PDA

View Full Version : Love can buy you money



Kimpatsu
9th October 2002, 01:56
Some Japanese communities are learning to work for peanuts and bamboo instead of yen

Jonathan Watts in Tokyo
Wednesday October 9, 2002
The Guardian

They say money can't buy you love, but in one part of Japan at least, love can buy you a babysitter, a massage, home help and a discount on items such as shoes and radishes.
It is a funny kind of love - not so much of the touchy, feely emotional variety but a form of promissory note that guarantees an exchange of goodwill and mutually beneficial services.

Rabu (love) is the most recent and ambitious of a plethora of community currencies that are springing up in regions around Japan to boost local economies and encourage warmer ties between residents.

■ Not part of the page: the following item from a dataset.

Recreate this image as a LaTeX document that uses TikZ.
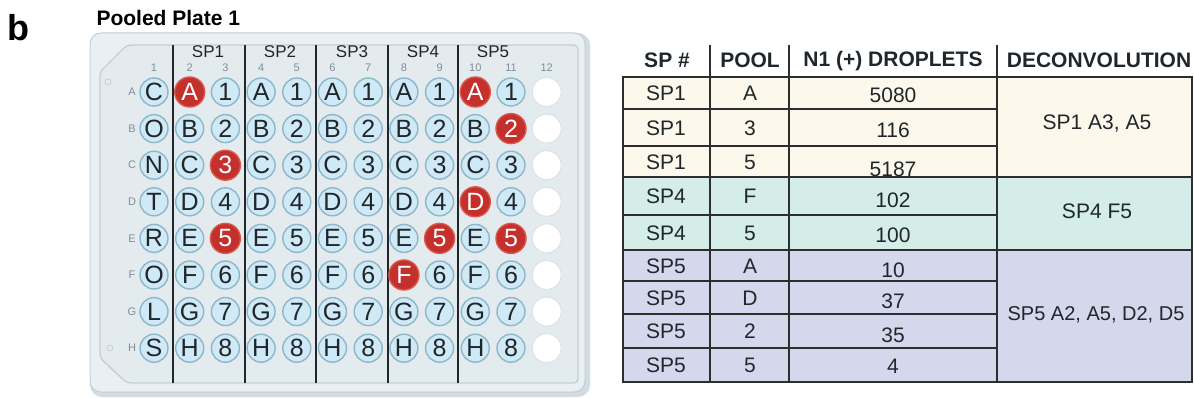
\documentclass[tikz,border=0pt]{standalone}
\usepackage{fontspec}
\setmainfont{Liberation Sans}
\usetikzlibrary{positioning}

\definecolor{wellblue}{HTML}{CFE9F6}
\definecolor{wellrim}{HTML}{8DB7C9}
\definecolor{hitred}{HTML}{C4302B}
\definecolor{hitrim}{HTML}{D9574C}
\definecolor{platefill}{HTML}{E9EFF2}
\definecolor{plateedge}{HTML}{C3CFD6}
\definecolor{plateshade}{HTML}{D2DDE3}
\definecolor{framefill}{HTML}{E4EBEF}
\definecolor{labgray}{HTML}{7F8E96}
\definecolor{inkdark}{HTML}{1F272B}
\definecolor{spone}{HTML}{FCF8EC}
\definecolor{spfour}{HTML}{D4EDE8}
\definecolor{spfive}{HTML}{D3D8EC}
\definecolor{gridline}{HTML}{2E2E2E}

\begin{document}
\begin{tikzpicture}[
    x=1pt, y=-1pt,
    well/.style={circle, draw=wellrim, line width=1.4pt, fill=wellblue, minimum size=28pt, inner sep=0pt, text=inkdark, font=\fontsize{25}{25}\selectfont},
    hitwell/.style={draw=hitrim, fill=hitred, text=white, minimum size=30pt},
    emptywell/.style={circle, draw=plateedge!60, line width=1pt, fill=white, minimum size=29pt, inner sep=0pt},
    collab/.style={text=labgray, font=\fontsize{11}{11}\selectfont},
    rowlab/.style={text=labgray, font=\fontsize{11}{11}\selectfont},
    splab/.style={text=inkdark, font=\fontsize{17}{17}\selectfont},
    divider/.style={draw=inkdark, line width=1.6pt},
    head/.style={text=inkdark, font=\bfseries\fontsize{21}{21}\selectfont},
    cell/.style={text=inkdark, font=\fontsize{21}{21}\selectfont},
    grid/.style={draw=gridline, line width=2pt},
    % wells that came up positive
    hitA2/.style={hitwell}, hitC3/.style={hitwell}, hitE3/.style={hitwell},
    hitA10/.style={hitwell}, hitB11/.style={hitwell}, hitD10/.style={hitwell},
    hitE9/.style={hitwell}, hitE11/.style={hitwell}, hitF8/.style={hitwell}
]
    \useasboundingbox (0,0) rectangle (1194,398);

    % Titles
    \node[font=\bfseries\fontsize{36}{36}\selectfont] (panel) at (18,28) {b};
    \node[font=\bfseries\fontsize{21}{21}\selectfont, anchor=west] (title) at (93,18) {Pooled Plate 1};

    % Plate body
    \fill[plateshade, rounded corners=12] (90,33) rectangle (590,397);
    \draw[plateedge, fill=platefill, line width=1pt, rounded corners=11] (90,33) rectangle (585,392);
    \draw[plateedge, fill=framefill, line width=1.4pt, rounded corners=4]
        (127,45) -- (578,45) -- (578,383) -- (127,383) -- (100,358) -- (100,72) -- cycle;
    \draw[plateedge, line width=0.8pt] (108,82) circle (3) (110,348) circle (3);

    % Dividers between sub-pools
    \foreach \x in {173,245,316,388,458}
        \draw[divider] (\x,45) -- (\x,383);

    % Column labels
    \foreach \i/\x in {1/208,2/280,3/352,4/423,5/493}
        \node[splab] (sp\i) at (\x,52) {SP\i};
    \foreach \c in {1,...,12}
        \node[collab] (col\c) at ({154+(\c-1)*35.7},68) {\c};

    % Wells
    \foreach \r/\rl/\cl in {1/A/C,2/B/O,3/C/N,4/D/T,5/E/R,6/F/O,7/G/L,8/H/S}{
        \node[rowlab] (row\rl) at (132,{92+(\r-1)*36.6}) {\rl};
        \node[well] (w\rl1) at (154,{92+(\r-1)*36.6}) {\cl};
        \foreach \c in {2,4,...,10}
            \node[well, hit\rl\c/.try] (w\rl\c) at ({154+(\c-1)*35.7},{92+(\r-1)*36.6}) {\rl};
        \foreach \c in {3,5,...,11}
            \node[well, hit\rl\c/.try] (w\rl\c) at ({154+(\c-1)*35.7},{92+(\r-1)*36.6}) {\r};
        \node[emptywell] (w\rl12) at (546.7,{92+(\r-1)*36.6}) {};
    }

    % Table fills
    \fill[spone] (623,77) rectangle (1192,177);
    \fill[spfour] (623,177) rectangle (1192,250);
    \fill[spfive] (623,250) rectangle (1192,382);

    % Table lines
    \foreach \y in {109,146,215,281,314,348}
        \draw[grid] (623,\y) -- (997,\y);
    \foreach \y in {77,177,250,382}
        \draw[grid, line width=2.4pt] (622,\y) -- (1193,\y);
    \foreach \x in {710,789,997}
        \draw[grid] (\x,45) -- (\x,382);
    \draw[grid] (623,77) -- (623,382);
    \draw[grid] (1192,77) -- (1192,382);

    % Header
    \node[head] (hsp) at (667,60) {SP \#};
    \node[head] (hpool) at (750,60) {POOL};
    \node[head] (hdrop) at (893,61) {N1 (+) DROPLETS};
    \node[head] (hdeconv) at (1099,60) {DECONVOLUTION};

    % Rows
    \foreach \i/\sp/\pool/\n/\y/\dy in {1/SP1/A/5080/93/2, 2/SP1/3/116/128/2, 3/SP1/5/5187/162/7,
        4/SP4/F/102/196/4, 5/SP4/5/100/233/2, 6/SP5/A/10/266/4, 7/SP5/D/37/298/3,
        8/SP5/2/35/331/4, 9/SP5/5/4/365/1}{
        \node[cell] (sp-\i) at (666,\y) {\sp};
        \node[cell] (pool-\i) at (750,\y) {\pool};
        \node[cell] (n-\i) at (893,\y+\dy) {\n};
    }

    % Deconvolution
    \node[cell] (dec1) at (1097,124) {SP1 A3, A5};
    \node[cell] (dec4) at (1097,211) {SP4 F5};
    \node[cell, font=\fontsize{20}{20}\selectfont] (dec5) at (1096,315) {SP5 A2, A5, D2, D5};
\end{tikzpicture}
\end{document}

The new tokens of exchange are unlikely to challenge the yen in the near future, but they are fostering a new welfare-orientated way of thinking about money and barter that stands in contrast to the rise of mega-currencies such as the euro or impersonal electronic transactions carried out over the internet.

'Thank-yous'


In recent years, 130 local governments have introduced their own currencies in the hope of reversing the decline of once close-knit communities.

Most have names reflecting their aims. While 90,000 shopkeepers and residents are able to give and receive "love" in Yamato, near Tokyo, the residents of Okawa island in the Inland Sea exchange dan dans (meaning "thank-yous") in the local dialect and in Tamagawa city they deal in "bamboo".

In Takurazuka, the central Japan home of the world's most popular women's theatre, a local volunteer organisation has launched the zuka. Since 2000, residents who pay to join the currency system can get or receive 30 minutes of gardening, babysitting or advice for 1,000 zuka.

Many of the communities attracted to the new currencies are those where real cash is in short supply and slow to circulate either because of large elderly populations or high numbers of unemployed.

Last year, Kamagasaki in Osaka, which has the highest proportion of homeless people in Japan, introduced the kama for the increasing number of day labourers who have been unable to find work in the recession. During the city's summer festival, the authorities paid kama - which could be used to buy beer - in exchange for collections of empty cans.

In Chiba, people work for "peanuts", the name of a cash alternative that is based on a famous local product. Like most of the systems, it is small in scale but growing fast. As of last month, 540 residents and 50 shops had signed up to the peanut.

"The peanut has really taken off," said Mitsuya Katsushi of the local Community-Building Support Centre. "The number of users has doubled in the past year and now there are plans to expand into other regions."

Local shopkeepers report a 5% increase in sales since the start of the system three years ago, and even attribute the spruced-up appearance of the central promenade to its introduction because the elderly women who tidy up the flower beds are paid partly in the new currency.

But the biggest gain, they say, has been in conviviality because the rules of the peanut system require users to shake hands and cry "amigo" whenever they exchange the currency.

According to the Sawayaka Welfare Centre, a volunteer group that is campaigning for greater use of regional currencies, the rise of such systems reflects a change in society. "Sadly, ties between neighbours have become very weak so people are reluctant to just ask for favours. But these currencies are a stimulus to share services and deepen relations between people," said Yasushi Inose, a spokesman for the group.

In Yamato city, however, they have an even grander vision which could one day see the love ousting the yen for transactions between local people.

"We would like to build a more self-sufficient system that would allow people to pay for everything they need to live in Yamato with love," said Tomoyuki Akiyama, of the Love Support Centre.

'Capital flight'


Economists see these small steps towards a multi-currency system as a sign that consumers and municipal authorities are losing faith in the established financial structure, which has been on the verge of collapse for almost 10 years.

"Adopting regional currencies is a form of capital flight," said Noriko Hama of the Mitsubishi Research Institute. "If they come to be increasingly widely used as methods of payment among the local citizenry, their circulation could actually lead to a net increase in regional spending power. It all boils down to a question of acceptability, popularity, familiarity and credibility."

Essentially, the love, the dan dan and the peanut are facing many of the same challenges as the euro - a lack of understanding and a suspicion that they may one day be worthless.

Five months after the launch of the love in Yamamoto, local shopkeepers are calling for a rethink of a scheme that they say has had no economic benefits.

"It's just a bother. Hardly anybody has heard of love and, those that do don't trust it as a currency," said Takashi Uchida, whose hardware shop is one of only five retail outlets that have entered the system. "It needs time to work and a new name. I feel very peculiar asking customers to give me love."

Joseph Svinth
12th October 2002, 04:49
I guess English isn't the only source of loan words, eh, amigos?